The Super-N also has the sensible stuff tucked under the silliness. It seats four, has Honda SENSING driver assistance features, supports wireless Apple CarPlay and Android Auto through a 9-inch Honda CONNECT screen, and includes the kind of compact packaging that makes small cars feel like they are cheating physics.

Honda Super-N four-seat cabin with compact city car interior

It measures only about 3.6 meters long, which means it should be genuinely useful in cramped streets, school-run chaos, apartment parking, and the sort of city spaces designed by someone who believed all cars were bicycles with doors. Honda also points to Magic Seats for more flexible storage, which is the practical half of the car politely reminding the fun half that somebody still has to bring home flat-pack shelves, groceries, or the suspiciously large thing you said would “definitely fit.”

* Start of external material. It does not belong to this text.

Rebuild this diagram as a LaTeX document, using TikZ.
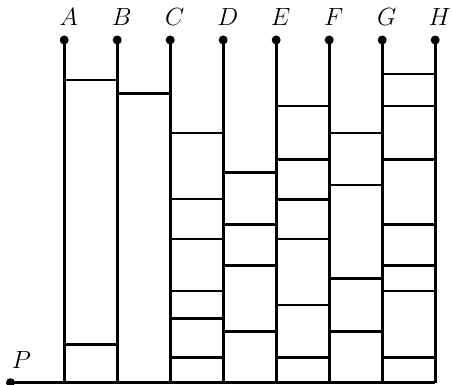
\documentclass[tikz,border=0pt]{standalone}
\usetikzlibrary{calc}
\begin{document}
\begin{tikzpicture}[x=1pt,y=1pt,
  pole/.style={line width=2.9pt},
  rung/.style={line width=2.8pt},
  dotnode/.style={circle,fill=black,inner sep=0pt,minimum size=9pt},
  lbl/.style={font=\fontsize{26}{30}\selectfont,inner sep=0pt,anchor=base}]
\useasboundingbox (0,0) rectangle (452,385);
% top dots
\foreach \n [count=\i from 0] in {A,B,C,D,E,F,G,H} {
  \node[dotnode] (\n) at ({64.2+53*\i},345) {};
  \coordinate (\n b) at ({64.2+53*\i},2.3);
  \node[lbl] (\n l) at ($(\n)+(4.5,14.5)$) {$\n$};
}
\node[dotnode] (P) at (10.5,2.3) {};
\node[lbl] (Pl) at (21.5,16.5) {$P$};
% poles
\foreach \n in {A,B,C,D,E,F,G,H} \draw[pole] (\n.center) -- (\n b);
% base line
\draw[line width=2.7pt] (P.center) -- (Hb);
% rungs
\foreach \l/\r/\ys in {A/B/{305,40.7}, B/C/{291.7},
  C/D/{252,186,146,94,66.7,27.3},
  D/E/{212.7,160.3,119.7,53.3},
  E/F/{279,225.7,185.7,146,80,27.3},
  F/G/{252,200,106.7,53.3},
  G/H/{311,279,225.7,160.3,119.7,94,27.3}} {
  \foreach \y in \ys {
    \draw[rung] (\l |- 0,\y) -- (\r |- 0,\y);
  }
}
\end{tikzpicture}
\end{document}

The cabin leans into the playful mood with sporty front seats, blue accents, ambient lighting, and an available premium Bose sound setup. The audio detail is funny because a small EV does not need to feel like a rolling music lounge, but it is delightful when tiny things are treated with excessive seriousness. That is how you end up respecting a toaster, a desk fan, or apparently a purple electric hatchback with opinions.

Bose speaker detail inside the Honda Super-N electric city car

Why It Is So Weirdly Charming

The Super-N works because it refuses to be a cold little appliance. It is clearly designed for urban life, but it does not wear the usual expression of a car that has been optimized into emotional silence. It has cute headlights, punchy colors, a BOOST button, artificial gear changes, and a cabin that changes its mood when you prod it into fun mode.

That combination makes it a good fit for someone who wants an affordable small EV but cannot emotionally survive another anonymous blob of transportation. It is practical enough for short commutes and errands, but odd enough that you will probably explain it to at least three neighbors before the charging cable is even unplugged.

Honda Super-N cockpit display showing drive information

Price And Availability

The Honda Super-N is listed by Honda UK from £18,995, which is about $25,000 depending on exchange rates. It is currently a UK-market Honda product, so American shoppers may need to admire it from across the internet like a forbidden snack with headlights.

If your idea of a sensible city car includes round-eyed retro styling, front charging, flexible seats, a purple cockpit mood swing, and fake gear shifts in an EV, the Super-N may be the rare small car that understands adulthood is easier when your errands come with a BOOST button.